No further explanation is needed to convey the impact of this statement.


Visual Breaks

Break up your text visually. Photographs are often placed in a section in the middle of the book, but digital printing technology allows you to place pictures and other illustrative material wherever you like.

Poems, drawings, newspaper articles, birth announcements, etc. can be positioned next to the relevant section of text.

Make a list of such items at this early stage and pencil a note in the margin where you think they might go. It will help whoever is publishing the book.

Example
When Jane visited Australia on her gap year she listed the many unusual birds she saw in her diary. When she came to produce her book she displayed the birds separately in boxes throughout the text, accompanied by line drawings of these beautiful birds.


Quotes and Extracts

We have talked about using letters and diaries in your book.
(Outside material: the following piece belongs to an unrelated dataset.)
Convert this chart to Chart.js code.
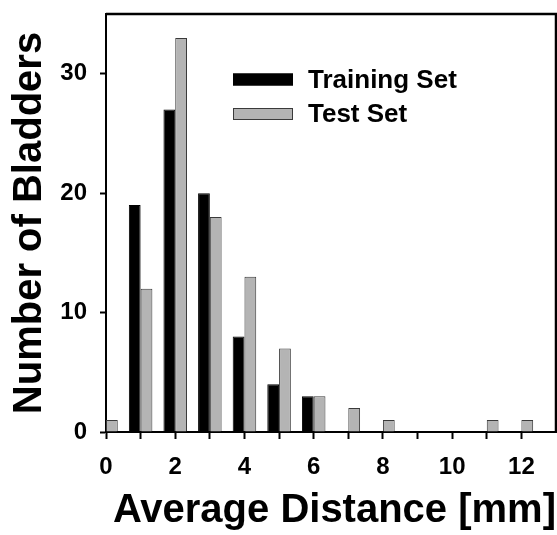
<!DOCTYPE html>
<html>
<head>
<meta charset="utf-8">
<script src="https://cdn.jsdelivr.net/npm/chart.js@4"></script>
<style>
  body { margin: 0; background: #fff; }
</style>
</head>
<body>
<canvas id="histChart" width="557" height="535"></canvas>
<script>
// histogram bins (mm) and counts per set
const bins = [0, 1, 2, 3, 4, 5, 6, 7, 8, 9, 10, 11, 12];
const trainingCounts = [null, 19, 27, 20, 8, 4, 3, null, null, null, null, null, null];
const testCounts = [1, 12, 33, 18, 13, 7, 3, 2, 1, null, null, 1, 1];
const xTicks = [0, 2, 4, 6, 8, 10, 12];
const yTicks = [0, 10, 20, 30];

const FONT = '"Liberation Sans", Arial, Helvetica, sans-serif';

const toPoints = (vals) => bins.map((b, i) => ({ x: b, y: vals[i] }));

// box around the plot (top + right edges)
const framePlugin = {
  id: 'frame',
  afterDraw(chart) {
    const { ctx, chartArea: a } = chart;
    ctx.save();
    ctx.strokeStyle = '#000';
    ctx.lineWidth = 2.5;
    ctx.beginPath();
    ctx.moveTo(a.left, a.top);
    ctx.lineTo(a.right, a.top);
    ctx.lineTo(a.right, a.bottom);
    ctx.stroke();
    ctx.restore();
  }
};

// legend sits inside the plot
const innerLegend = {
  id: 'innerLegend',
  afterDraw(chart) {
    const { ctx, chartArea: a } = chart;
    ctx.save();
    ctx.font = 'bold 26px ' + FONT;
    ctx.textBaseline = 'middle';
    chart.data.datasets.forEach((ds, i) => {
      const y = a.top + 65.5 + i * 34.5;
      ctx.fillStyle = ds.backgroundColor;
      ctx.strokeStyle = ds.borderColor;
      ctx.lineWidth = 1;
      ctx.fillRect(a.left + 127, y - 6, 60, 12);
      ctx.strokeRect(a.left + 127.5, y - 5.5, 59, 11);
      ctx.fillStyle = '#000';
      ctx.fillText(ds.label, a.left + 202, y + 1);
    });
    ctx.restore();
  }
};

new Chart(document.getElementById('histChart'), {
  type: 'bar',
  data: {
    datasets: [
      {
        label: 'Training Set',
        data: toPoints(trainingCounts),
        backgroundColor: '#000000',
        borderColor: '#000000',
        borderWidth: 1
      },
      {
        label: 'Test Set',
        data: toPoints(testCounts),
        backgroundColor: '#b4b4b4',
        borderColor: '#3a3a3a',
        borderWidth: 1
      }
    ]
  },
  options: {
    responsive: false,
    animation: false,
    events: [],
    layout: { padding: { top: 14, right: 1, left: 0, bottom: 0 } },
    datasets: {
      bar: { categoryPercentage: 0.68, barPercentage: 1.0 }
    },
    plugins: {
      legend: { display: false },
      tooltip: { enabled: false }
    },
    scales: {
      x: {
        type: 'linear',
        min: 0,
        max: 13,
        offset: false,
        afterFit: (s) => {
          s.height = 103;
          s.paddingLeft = 0;
          s.paddingRight = 0;
        },
        afterBuildTicks: (s) => {
          s.ticks = bins.map(v => ({ value: v }));
        },
        grid: {
          offset: false,
          drawOnChartArea: false,
          drawTicks: true,
          tickLength: 7,
          tickWidth: 2,
          tickColor: '#000'
        },
        border: { display: true, color: '#000', width: 2 },
        ticks: {
          autoSkip: false,
          maxRotation: 0,
          padding: 14,
          color: '#000',
          font: { family: FONT, size: 24, weight: 'bold' },
          callback: (v) => xTicks.includes(v) ? String(v) : ''
        },
        title: {
          display: true,
          text: 'Average Distance [mm]',
          align: 'end',
          color: '#000',
          font: { family: FONT, size: 40, weight: 'bold', lineHeight: 1.2 },
          padding: { top: 0, bottom: 0 }
        }
      },
      y: {
        min: 0,
        max: 35,
        afterFit: (s) => {
          s.width = 106;
          s.paddingTop = 0;
          s.paddingBottom = 0;
        },
        afterBuildTicks: (s) => {
          s.ticks = yTicks.map(v => ({ value: v }));
        },
        grid: {
          drawOnChartArea: false,
          drawTicks: true,
          tickLength: 6,
          tickWidth: 2,
          tickColor: '#000'
        },
        border: { display: true, color: '#000', width: 2 },
        ticks: {
          padding: 13,
          color: '#000',
          font: { family: FONT, size: 24, weight: 'bold' }
        },
        title: {
          display: true,
          text: 'Number of Bladders',
          color: '#000',
          font: { family: FONT, size: 40, weight: 'bold', lineHeight: 1.2 },
          padding: { top: 6, bottom: 0 }
        }
      }
    }
  },
  plugins: [framePlugin, innerLegend]
});
</script>
</body>
</html>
You can also quote individual lines in the main body of the text.

Example
In his history Winceby House School for Girls, Graham Britnell Green quotes liberally from school magazines, letters between old girls and reminiscences sent to him for the book.

In this extract Kate, an old girl, recalls how the headmistress, known as ‘Madam’, dealt with discipline.

Kate found that Madam’s sense of humour didn’t extend to anything involving rule-breaking. She explains: “I held a party in the bathroom, sailing little boats with paper sails set on fire – pull the plug and see which one gets to the tap end first – a harmless activity I thought, but Madam treated it as an indication of deep moral depravity.”
© Graham Britnell Green


Chapters

It’s up to you if you divide your book into chapters as you go along: some people prefer to write their manuscript as one continuous text. Chapters can be introduced at a later date (even as part of a professional editor’s duties).